Fit the LHSC in input space and reproducing kernel Hilbert space. The solution path is computed at a grid of values of tuning parameter lambda.

Usage

lhsc(x, y, kern, lambda, eps=1e-05, maxit=1e+05)

Arguments

x

A numerical matrix with \(N\) rows and \(p\) columns for predictors.

y

A vector of length \(N\) for binary responses. The element of y is either -1 or 1.

kern

A kernel function; see dots.

lambda

A user supplied lambda sequence.

eps

The algorithm stops when \(| \beta^{old} - \beta^{new} |\) is less than eps. Default value is 1e-5.

maxit

The maximum of iterations allowed. Default is 1e5.

Details

The leaky hockey stick loss is \(V(u)=1-u\) if \(u \le 1\) and \(-\log u\) if \(u > 1\). The value of \(\lambda\), i.e., lambda, is user-specified.

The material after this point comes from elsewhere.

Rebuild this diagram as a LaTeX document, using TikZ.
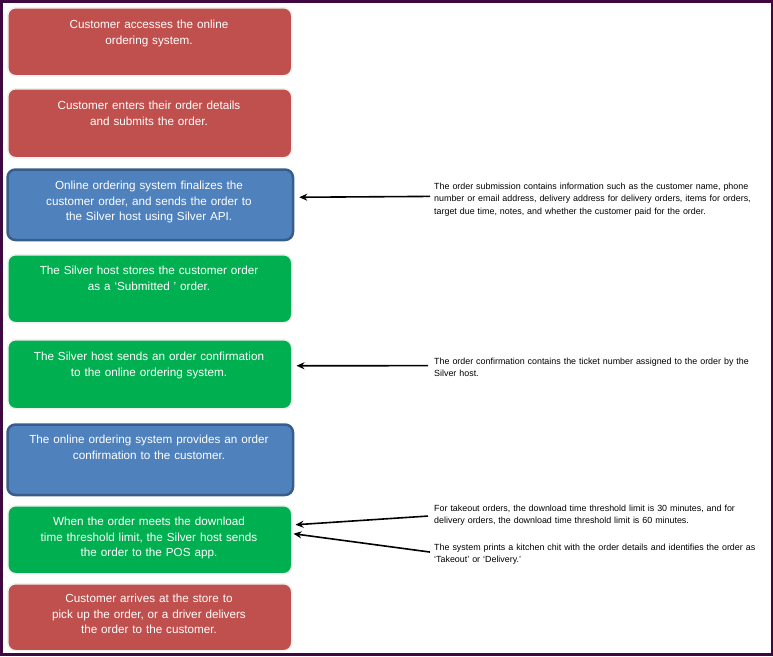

In the linear case (kern is the inner product and N > p), the lhsc fits a linear LHSC by minimizing the L2 penalized leaky hockey stick loss function, $$L(\beta_0,\beta) := \frac{1}{N}\sum_{i=1}^N V(y_i(\beta_0 + X_i'\beta)) + \lambda \beta' \beta.$$

If a linear LHSC is fitted when N < p, a kernel LHSC with the linear kernel is actually solved. In such case, the coefficient \(\beta\) can be obtained from \(\beta = X'\alpha.\)

In the kernel case, the lhsc fits a kernel LHSC by minimizing $$L(\alpha_0,\alpha) := \frac{1}{n}\sum_{i=1}^n V(y_i(\alpha_0 + K_i' \alpha)) + \lambda \alpha' K \alpha,$$ where \(K\) is the kernel matrix and \(K_i\) is the ith row.

Value

An object with S3 class lhsc.

alpha

A matrix of LHSC coefficients at each lambda value. The dimension is (p+1)*length(lambda) in the linear case and (N+1)*length(lambda) in the kernel case.

lambda

The lambda sequence.

npass

The total number of FISTA iterations for all lambda values.

jerr

Warnings and errors; 0 if none.

info

A list including parameters of the loss function, eps, maxit, kern, and wt if a weight vector was used.

call

The call that produced this object.

Author

Oh-ran Kwon and Hui Zou
Maintainer: Oh-ran Kwon kwon0085@umn.edu

References

Kwon, O. and Zou, H. (2023+) “Leaky Hockey Stick Loss: The First Negatively Divergent Margin-based Loss Function for Classification"

See also

Examples

data(BUPA)
# standardize the predictors
BUPA$X = scale(BUPA$X, center=TRUE, scale=TRUE)

# a grid of tuning parameters
lambda = 10^(seq(3, -3, length.out=10))

# fit a linear LHSC
kern = vanilladot()
DWD_linear = lhsc(BUPA$X, BUPA$y, kern,
  lambda=lambda, eps=1e-5, maxit=1e5)

# fit a kernel LHSC using Gaussian kernel
kern = rbfdot(sigma=1)
DWD_Gaussian = lhsc(BUPA$X, BUPA$y, kern,
  lambda=lambda, eps=1e-5, maxit=1e5)